U.S. health care in demand

The Boston Consulting Group’s Spencer says demand for U.S. health care expertise is strong and growing in many regions of the world, particularly the Middle East.

“The U.S. health care system gets criticized a lot, but we are by far the people others go to to ask for help. … The Middle East has always been interested [in U.S. health care]. In Southeast Asia and China, I think it has to do with the significant rise in the upper middle class. They aren’t wealthy enough to fly to the U.S. for care, but they want more than they can get from the public health service,” Spencer says.

Whether other international consulting services offered by U.S. health care providers can ever rival the likes of those built by larger and more-established programs remains to be seen, but clearly it won’t be easy.

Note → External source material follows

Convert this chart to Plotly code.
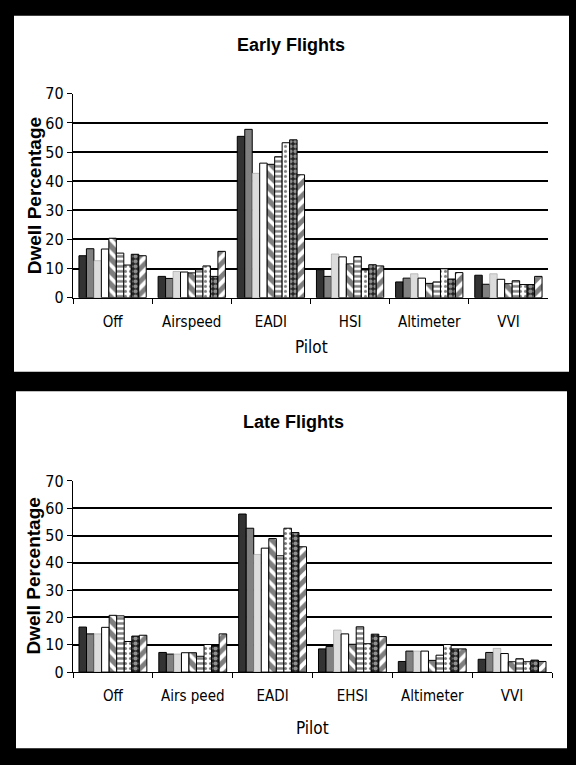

Johns Hopkins Medicine International, for instance, employs about 400 people, with staff members representing 60 nationalities, says Pamela Paulk, president of JHI. Launched in 1998 to facilitate global expansion of the Johns Hopkins Medicine mission, JHI actively collaborates with nearly 20 leading hospitals, health providers, governments and educational institutions on five continents. The organization provides consultation services, including shared medical, quality and operational knowledge, so affiliates can expand and improve the health care they provide within their communities.

“Some of our projects are fairly short-term and smaller in scope,” Paulk says. “At the other end of the spectrum are joint ventures where we have an ownership stake, such as Johns Hopkins Aramco Healthcare, our first-of-its kind agreement in Saudi Arabia. With all affiliations, we strategically choose international endeavors that will improve health on a universal scale.”

UPMC, meanwhile, has projects or facilities in more than a dozen countries, including a pathology consulting and health care collaboration in China, a cancer center in Ireland, and transplantation and clinical management services in Singapore, to name a few. In late July, UPMC’s longtime partner Fundación Cardiovascular de Colombia opened the Oncology Institute, part of an 870-bed hospital in Colombia. The 200-bed Oncology Institute will provide state-of-the-art medical and radiation oncology treatments to patients who previously traveled hundreds of miles to receive such care in other regions.

Chuck Bogosta, president of UPMC International, says the complexity of international business development makes it difficult for many U.S. health systems to compete. But for those that successfully build long-term business, clinical, governmental and other relations abroad, the rewards can be significant.

“It both generates an alternate revenue source and it has been very important for our reputation,” Bogosta says, adding that UPMC has learned important lessons from its international activities.

“The GDP associated with health care in the U.S. is 17 to 18 percent. In developed countries outside the U.S., it’s in the 7 to 11 percent range and in the emerging markets it’s much lower — 3 [percent] to 4 percent. They’ve figured out how to provide care in a lower-cost way and we’ve learned quite a bit about how to be more efficient and still develop a high-quality program in a more efficient manner,” Bogosta says. — Bob Kehoe is a senior editor with H&HN.